Last fall, Michelle Bachelet was once again elected as President of Chile, on a considerably more radical platform than that which propelled her to the same position eight years earlier. One of her many campaign promises was to make higher education completely free. This is a Big Deal. It’s not like Germany, where tuition was only ever a derisory sum; in Chile, tuition payments are equal to 2% of GDP, a larger percentage than anywhere else in the world, outside Korea.
So, ten months on from re-election, how are they getting on with things? The quick answer is: slowly. But not for want of trying.
The heart of the problem is a constitutional provision, dating from the Pinochet era, which guarantees Chileans the freedom to make a living however they want. Effectively, this prevents the government from compulsory nationalization. In higher education, where the vast majority of institutions are private (though some of them receive public funds), this makes effectuating the Bachelet promise difficult. So the government has gone down the route of trying to buy private institutions’ obedience by paying student fees on students’ behalf.
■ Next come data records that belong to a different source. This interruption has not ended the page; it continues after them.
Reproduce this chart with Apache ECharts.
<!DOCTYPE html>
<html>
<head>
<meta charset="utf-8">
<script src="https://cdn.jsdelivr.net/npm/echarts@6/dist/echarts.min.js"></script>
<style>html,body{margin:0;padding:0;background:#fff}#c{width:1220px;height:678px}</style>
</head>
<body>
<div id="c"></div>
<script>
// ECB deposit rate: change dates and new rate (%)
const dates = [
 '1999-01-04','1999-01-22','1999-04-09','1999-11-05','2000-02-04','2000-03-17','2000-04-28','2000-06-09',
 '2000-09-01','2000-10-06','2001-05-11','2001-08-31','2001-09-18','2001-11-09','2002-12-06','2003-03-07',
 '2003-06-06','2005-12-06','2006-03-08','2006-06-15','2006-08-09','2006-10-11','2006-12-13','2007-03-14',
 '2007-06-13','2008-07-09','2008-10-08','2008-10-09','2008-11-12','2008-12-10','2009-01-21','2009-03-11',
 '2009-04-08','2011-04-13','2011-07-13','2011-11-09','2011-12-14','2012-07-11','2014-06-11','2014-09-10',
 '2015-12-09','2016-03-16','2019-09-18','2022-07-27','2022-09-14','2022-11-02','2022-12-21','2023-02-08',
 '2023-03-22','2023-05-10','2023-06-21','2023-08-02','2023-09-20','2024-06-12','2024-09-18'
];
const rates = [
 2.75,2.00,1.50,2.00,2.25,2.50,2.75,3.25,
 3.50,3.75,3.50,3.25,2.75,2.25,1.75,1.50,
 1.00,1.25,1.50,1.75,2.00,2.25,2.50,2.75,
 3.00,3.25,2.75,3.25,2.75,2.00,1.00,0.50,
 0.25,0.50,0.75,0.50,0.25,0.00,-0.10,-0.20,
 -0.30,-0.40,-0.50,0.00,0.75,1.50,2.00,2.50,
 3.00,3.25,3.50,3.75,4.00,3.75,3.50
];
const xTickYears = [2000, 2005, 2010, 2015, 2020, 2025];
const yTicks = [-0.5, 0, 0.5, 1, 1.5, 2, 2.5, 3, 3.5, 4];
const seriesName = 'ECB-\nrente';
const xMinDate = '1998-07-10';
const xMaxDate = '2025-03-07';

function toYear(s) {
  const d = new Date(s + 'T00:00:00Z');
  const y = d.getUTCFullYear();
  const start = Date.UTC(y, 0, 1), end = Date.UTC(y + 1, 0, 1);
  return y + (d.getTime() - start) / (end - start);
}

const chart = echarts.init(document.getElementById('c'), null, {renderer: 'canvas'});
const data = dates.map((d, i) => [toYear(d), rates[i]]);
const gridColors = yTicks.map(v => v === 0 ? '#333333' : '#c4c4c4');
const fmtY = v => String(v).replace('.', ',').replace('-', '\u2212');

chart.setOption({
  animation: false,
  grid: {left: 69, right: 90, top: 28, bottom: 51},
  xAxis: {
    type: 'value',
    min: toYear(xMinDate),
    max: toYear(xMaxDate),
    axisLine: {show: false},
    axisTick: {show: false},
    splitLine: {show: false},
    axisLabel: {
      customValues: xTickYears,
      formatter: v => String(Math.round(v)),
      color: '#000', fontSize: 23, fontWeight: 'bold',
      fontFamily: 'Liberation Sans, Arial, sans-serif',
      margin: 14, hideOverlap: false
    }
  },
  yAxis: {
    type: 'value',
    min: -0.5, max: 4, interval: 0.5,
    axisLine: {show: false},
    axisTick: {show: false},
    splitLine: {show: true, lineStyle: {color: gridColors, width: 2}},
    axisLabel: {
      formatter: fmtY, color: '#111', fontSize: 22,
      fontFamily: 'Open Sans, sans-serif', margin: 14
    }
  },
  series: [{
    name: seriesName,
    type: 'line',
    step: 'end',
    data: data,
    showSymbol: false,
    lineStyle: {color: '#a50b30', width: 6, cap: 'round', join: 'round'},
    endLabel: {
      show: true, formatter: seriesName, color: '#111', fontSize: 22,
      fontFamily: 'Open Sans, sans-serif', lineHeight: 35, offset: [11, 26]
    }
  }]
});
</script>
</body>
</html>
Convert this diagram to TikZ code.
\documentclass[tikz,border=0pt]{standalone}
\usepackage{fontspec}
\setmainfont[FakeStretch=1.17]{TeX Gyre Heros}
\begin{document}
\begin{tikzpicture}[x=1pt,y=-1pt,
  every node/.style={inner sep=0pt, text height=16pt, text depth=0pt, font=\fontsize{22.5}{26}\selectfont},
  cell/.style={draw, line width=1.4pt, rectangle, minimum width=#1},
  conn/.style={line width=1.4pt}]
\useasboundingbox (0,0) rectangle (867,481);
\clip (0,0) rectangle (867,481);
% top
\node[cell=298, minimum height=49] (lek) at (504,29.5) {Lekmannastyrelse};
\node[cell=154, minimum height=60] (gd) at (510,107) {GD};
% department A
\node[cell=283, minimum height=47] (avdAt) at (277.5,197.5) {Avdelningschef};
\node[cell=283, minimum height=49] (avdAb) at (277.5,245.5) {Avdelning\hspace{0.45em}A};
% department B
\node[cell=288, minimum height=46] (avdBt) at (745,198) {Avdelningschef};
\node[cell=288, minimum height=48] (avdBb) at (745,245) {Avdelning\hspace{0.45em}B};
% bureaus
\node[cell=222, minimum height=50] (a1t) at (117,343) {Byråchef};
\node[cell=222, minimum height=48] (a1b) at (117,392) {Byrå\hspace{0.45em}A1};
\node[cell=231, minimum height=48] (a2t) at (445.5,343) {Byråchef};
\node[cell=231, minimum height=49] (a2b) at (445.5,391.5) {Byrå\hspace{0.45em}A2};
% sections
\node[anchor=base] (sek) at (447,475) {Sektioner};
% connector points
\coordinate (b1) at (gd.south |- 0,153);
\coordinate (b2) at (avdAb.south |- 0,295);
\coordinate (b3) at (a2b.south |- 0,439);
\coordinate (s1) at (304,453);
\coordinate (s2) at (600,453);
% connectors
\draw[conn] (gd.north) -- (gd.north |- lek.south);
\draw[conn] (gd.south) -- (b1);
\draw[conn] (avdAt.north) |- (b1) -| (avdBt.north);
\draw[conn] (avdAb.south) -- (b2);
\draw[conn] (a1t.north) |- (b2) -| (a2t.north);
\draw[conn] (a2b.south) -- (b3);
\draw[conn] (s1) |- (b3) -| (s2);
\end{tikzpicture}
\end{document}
Now, the government isn’t stupid; it’s aware that private universities are likely to respond by raising fees. That’s why they intend to rely on something called a “reference tuition fee”. This is an invention of the Chilean student aid system, which is the only one in the world that takes the Bennett Hypothesis (i.e. that student aid encourages cost inflation in higher education) seriously. Basically, Chilean loans programs don’t provide 100% of tuition – they only cover a “reference” fee, which ranges from about 80% to 100% of the actual fee. The problem is that reference fees vary significantly: the fee for a law program at one institution may be vastly different than at another. So the first task to make this work is to create a “standard” reference fee – but this is causing enormous problems. Set it too high and you risk getting fleeced by the institutions; set it too low, and institutions will opt out of the system. It’s not clear that the government will be able to find such a not-too-hot-not-to-cold fee.
Although the government claims to be able to fund the one-time cost of transferring 2% of GDP from the private to the public sector via new taxes, some independent observers question whether it will, in fact, be able to fully replace the tuition income institutions will lose. Even if this money can be replaced, it’s not exactly clear where money will come from to fund future system growth or system quality improvement.
More generally, there’s a question about value-for-money in this policy. Even the proponents of free fees don’t dwell on the promise that the system will become more equitable. Access to higher education and stratification in Chile are already reasonably good: indeed, their access outcomes look a lot like Canada’s, despite significant fees in both the public and private sector, and the fact that Chile’s (mostly private) system of secondary education creates enormous inequities in outcomes, meaning room for improvement is not great.
Mostly, what proponents of free fees in the Chilean system believe is that “the market should not decide” in higher education. Which, you know, fair enough. Only two problems: i) historically, the state tends not to be so hot as a master, either; and ii) in a country that has as many challenges as Chile, is such a goal worth 2% of GDP? Honestly?